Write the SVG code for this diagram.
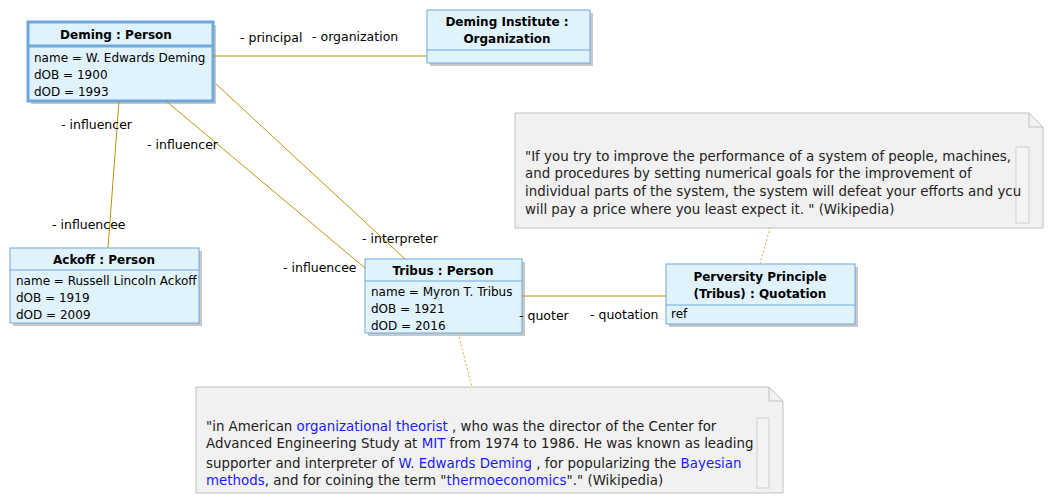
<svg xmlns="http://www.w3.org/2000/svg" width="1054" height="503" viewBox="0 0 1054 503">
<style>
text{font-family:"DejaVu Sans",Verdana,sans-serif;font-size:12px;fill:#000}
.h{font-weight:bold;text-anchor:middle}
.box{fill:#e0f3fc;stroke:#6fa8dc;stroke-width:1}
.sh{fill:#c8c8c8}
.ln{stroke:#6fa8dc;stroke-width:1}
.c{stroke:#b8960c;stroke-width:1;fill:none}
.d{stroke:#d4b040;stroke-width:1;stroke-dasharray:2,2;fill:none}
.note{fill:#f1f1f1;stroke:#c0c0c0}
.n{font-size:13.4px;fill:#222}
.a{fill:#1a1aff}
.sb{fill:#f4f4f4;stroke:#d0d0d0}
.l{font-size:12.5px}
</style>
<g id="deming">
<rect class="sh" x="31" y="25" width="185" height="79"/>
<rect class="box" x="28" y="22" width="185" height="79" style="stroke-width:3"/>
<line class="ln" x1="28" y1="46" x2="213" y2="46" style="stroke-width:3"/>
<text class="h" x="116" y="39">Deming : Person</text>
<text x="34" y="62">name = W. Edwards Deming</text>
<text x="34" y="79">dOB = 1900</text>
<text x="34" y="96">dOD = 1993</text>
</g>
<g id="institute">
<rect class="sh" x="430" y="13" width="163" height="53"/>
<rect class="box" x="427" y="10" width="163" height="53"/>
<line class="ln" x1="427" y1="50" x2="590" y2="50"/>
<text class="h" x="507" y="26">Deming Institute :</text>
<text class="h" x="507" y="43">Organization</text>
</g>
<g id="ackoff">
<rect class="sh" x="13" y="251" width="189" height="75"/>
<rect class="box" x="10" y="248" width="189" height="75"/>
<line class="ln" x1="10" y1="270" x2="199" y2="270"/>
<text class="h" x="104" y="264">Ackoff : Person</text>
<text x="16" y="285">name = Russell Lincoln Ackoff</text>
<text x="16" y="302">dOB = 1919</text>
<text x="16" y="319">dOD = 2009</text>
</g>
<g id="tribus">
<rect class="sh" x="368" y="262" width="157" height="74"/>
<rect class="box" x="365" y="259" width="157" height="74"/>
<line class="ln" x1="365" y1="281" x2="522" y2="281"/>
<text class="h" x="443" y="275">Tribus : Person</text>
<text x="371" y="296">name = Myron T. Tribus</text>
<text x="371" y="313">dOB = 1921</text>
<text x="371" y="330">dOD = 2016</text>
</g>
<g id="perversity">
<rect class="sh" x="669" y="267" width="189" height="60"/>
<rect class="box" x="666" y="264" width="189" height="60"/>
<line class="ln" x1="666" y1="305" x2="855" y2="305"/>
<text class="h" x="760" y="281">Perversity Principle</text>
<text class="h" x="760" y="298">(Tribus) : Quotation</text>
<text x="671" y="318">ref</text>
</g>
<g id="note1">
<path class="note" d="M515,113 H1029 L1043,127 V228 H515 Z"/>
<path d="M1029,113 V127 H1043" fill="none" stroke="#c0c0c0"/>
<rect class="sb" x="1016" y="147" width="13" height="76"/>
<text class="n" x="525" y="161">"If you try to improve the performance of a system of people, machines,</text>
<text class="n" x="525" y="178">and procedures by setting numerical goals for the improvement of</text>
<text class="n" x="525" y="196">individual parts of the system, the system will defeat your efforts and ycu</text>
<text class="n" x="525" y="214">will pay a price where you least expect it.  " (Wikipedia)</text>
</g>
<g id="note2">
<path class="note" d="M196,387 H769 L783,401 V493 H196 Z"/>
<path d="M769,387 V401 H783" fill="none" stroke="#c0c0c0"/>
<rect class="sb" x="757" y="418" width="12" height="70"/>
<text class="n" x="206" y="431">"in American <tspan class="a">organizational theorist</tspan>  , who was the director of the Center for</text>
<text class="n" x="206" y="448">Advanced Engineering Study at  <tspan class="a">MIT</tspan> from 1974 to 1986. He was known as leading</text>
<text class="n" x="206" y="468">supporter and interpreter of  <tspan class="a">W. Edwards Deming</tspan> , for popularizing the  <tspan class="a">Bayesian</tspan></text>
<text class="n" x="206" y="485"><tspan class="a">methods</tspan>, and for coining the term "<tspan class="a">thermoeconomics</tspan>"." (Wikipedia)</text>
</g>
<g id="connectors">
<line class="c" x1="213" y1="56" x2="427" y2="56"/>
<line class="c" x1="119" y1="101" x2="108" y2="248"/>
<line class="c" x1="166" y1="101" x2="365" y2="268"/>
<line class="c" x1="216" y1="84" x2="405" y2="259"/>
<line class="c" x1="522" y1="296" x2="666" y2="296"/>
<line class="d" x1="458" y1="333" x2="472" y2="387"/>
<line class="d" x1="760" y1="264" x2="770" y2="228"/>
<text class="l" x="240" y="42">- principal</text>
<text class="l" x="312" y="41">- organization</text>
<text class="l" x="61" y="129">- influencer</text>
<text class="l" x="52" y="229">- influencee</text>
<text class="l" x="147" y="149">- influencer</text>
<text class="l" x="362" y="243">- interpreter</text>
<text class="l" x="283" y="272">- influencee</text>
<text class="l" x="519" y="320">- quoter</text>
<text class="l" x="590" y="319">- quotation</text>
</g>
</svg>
-- -- --
-- Aim of the task --
Copy the material above in full and exactly, skipping pictures.

-- Written solution --
Write the SVG code for this diagram.
<svg xmlns="http://www.w3.org/2000/svg" width="1054" height="503" viewBox="0 0 1054 503">
<style>
text{font-family:"DejaVu Sans",Verdana,sans-serif;font-size:12px;fill:#000}
.h{font-weight:bold;text-anchor:middle}
.box{fill:#e0f3fc;stroke:#6fa8dc;stroke-width:1}
.sh{fill:#c8c8c8}
.ln{stroke:#6fa8dc;stroke-width:1}
.c{stroke:#b8960c;stroke-width:1;fill:none}
.d{stroke:#d4b040;stroke-width:1;stroke-dasharray:2,2;fill:none}
.note{fill:#f1f1f1;stroke:#c0c0c0}
.n{font-size:13.4px;fill:#222}
.a{fill:#1a1aff}
.sb{fill:#f4f4f4;stroke:#d0d0d0}
.l{font-size:12.5px}
</style>
<g id="deming">
<rect class="sh" x="31" y="25" width="185" height="79"/>
<rect class="box" x="28" y="22" width="185" height="79" style="stroke-width:3"/>
<line class="ln" x1="28" y1="46" x2="213" y2="46" style="stroke-width:3"/>
<text class="h" x="116" y="39">Deming : Person</text>
<text x="34" y="62">name = W. Edwards Deming</text>
<text x="34" y="79">dOB = 1900</text>
<text x="34" y="96">dOD = 1993</text>
</g>
<g id="institute">
<rect class="sh" x="430" y="13" width="163" height="53"/>
<rect class="box" x="427" y="10" width="163" height="53"/>
<line class="ln" x1="427" y1="50" x2="590" y2="50"/>
<text class="h" x="507" y="26">Deming Institute :</text>
<text class="h" x="507" y="43">Organization</text>
</g>
<g id="ackoff">
<rect class="sh" x="13" y="251" width="189" height="75"/>
<rect class="box" x="10" y="248" width="189" height="75"/>
<line class="ln" x1="10" y1="270" x2="199" y2="270"/>
<text class="h" x="104" y="264">Ackoff : Person</text>
<text x="16" y="285">name = Russell Lincoln Ackoff</text>
<text x="16" y="302">dOB = 1919</text>
<text x="16" y="319">dOD = 2009</text>
</g>
<g id="tribus">
<rect class="sh" x="368" y="262" width="157" height="74"/>
<rect class="box" x="365" y="259" width="157" height="74"/>
<line class="ln" x1="365" y1="281" x2="522" y2="281"/>
<text class="h" x="443" y="275">Tribus : Person</text>
<text x="371" y="296">name = Myron T. Tribus</text>
<text x="371" y="313">dOB = 1921</text>
<text x="371" y="330">dOD = 2016</text>
</g>
<g id="perversity">
<rect class="sh" x="669" y="267" width="189" height="60"/>
<rect class="box" x="666" y="264" width="189" height="60"/>
<line class="ln" x1="666" y1="305" x2="855" y2="305"/>
<text class="h" x="760" y="281">Perversity Principle</text>
<text class="h" x="760" y="298">(Tribus) : Quotation</text>
<text x="671" y="318">ref</text>
</g>
<g id="note1">
<path class="note" d="M515,113 H1029 L1043,127 V228 H515 Z"/>
<path d="M1029,113 V127 H1043" fill="none" stroke="#c0c0c0"/>
<rect class="sb" x="1016" y="147" width="13" height="76"/>
<text class="n" x="525" y="161">"If you try to improve the performance of a system of people, machines,</text>
<text class="n" x="525" y="178">and procedures by setting numerical goals for the improvement of</text>
<text class="n" x="525" y="196">individual parts of the system, the system will defeat your efforts and ycu</text>
<text class="n" x="525" y="214">will pay a price where you least expect it.  " (Wikipedia)</text>
</g>
<g id="note2">
<path class="note" d="M196,387 H769 L783,401 V493 H196 Z"/>
<path d="M769,387 V401 H783" fill="none" stroke="#c0c0c0"/>
<rect class="sb" x="757" y="418" width="12" height="70"/>
<text class="n" x="206" y="431">"in American <tspan class="a">organizational theorist</tspan>  , who was the director of the Center for</text>
<text class="n" x="206" y="448">Advanced Engineering Study at  <tspan class="a">MIT</tspan> from 1974 to 1986. He was known as leading</text>
<text class="n" x="206" y="468">supporter and interpreter of  <tspan class="a">W. Edwards Deming</tspan> , for popularizing the  <tspan class="a">Bayesian</tspan></text>
<text class="n" x="206" y="485"><tspan class="a">methods</tspan>, and for coining the term "<tspan class="a">thermoeconomics</tspan>"." (Wikipedia)</text>
</g>
<g id="connectors">
<line class="c" x1="213" y1="56" x2="427" y2="56"/>
<line class="c" x1="119" y1="101" x2="108" y2="248"/>
<line class="c" x1="166" y1="101" x2="365" y2="268"/>
<line class="c" x1="216" y1="84" x2="405" y2="259"/>
<line class="c" x1="522" y1="296" x2="666" y2="296"/>
<line class="d" x1="458" y1="333" x2="472" y2="387"/>
<line class="d" x1="760" y1="264" x2="770" y2="228"/>
<text class="l" x="240" y="42">- principal</text>
<text class="l" x="312" y="41">- organization</text>
<text class="l" x="61" y="129">- influencer</text>
<text class="l" x="52" y="229">- influencee</text>
<text class="l" x="147" y="149">- influencer</text>
<text class="l" x="362" y="243">- interpreter</text>
<text class="l" x="283" y="272">- influencee</text>
<text class="l" x="519" y="320">- quoter</text>
<text class="l" x="590" y="319">- quotation</text>
</g>
</svg>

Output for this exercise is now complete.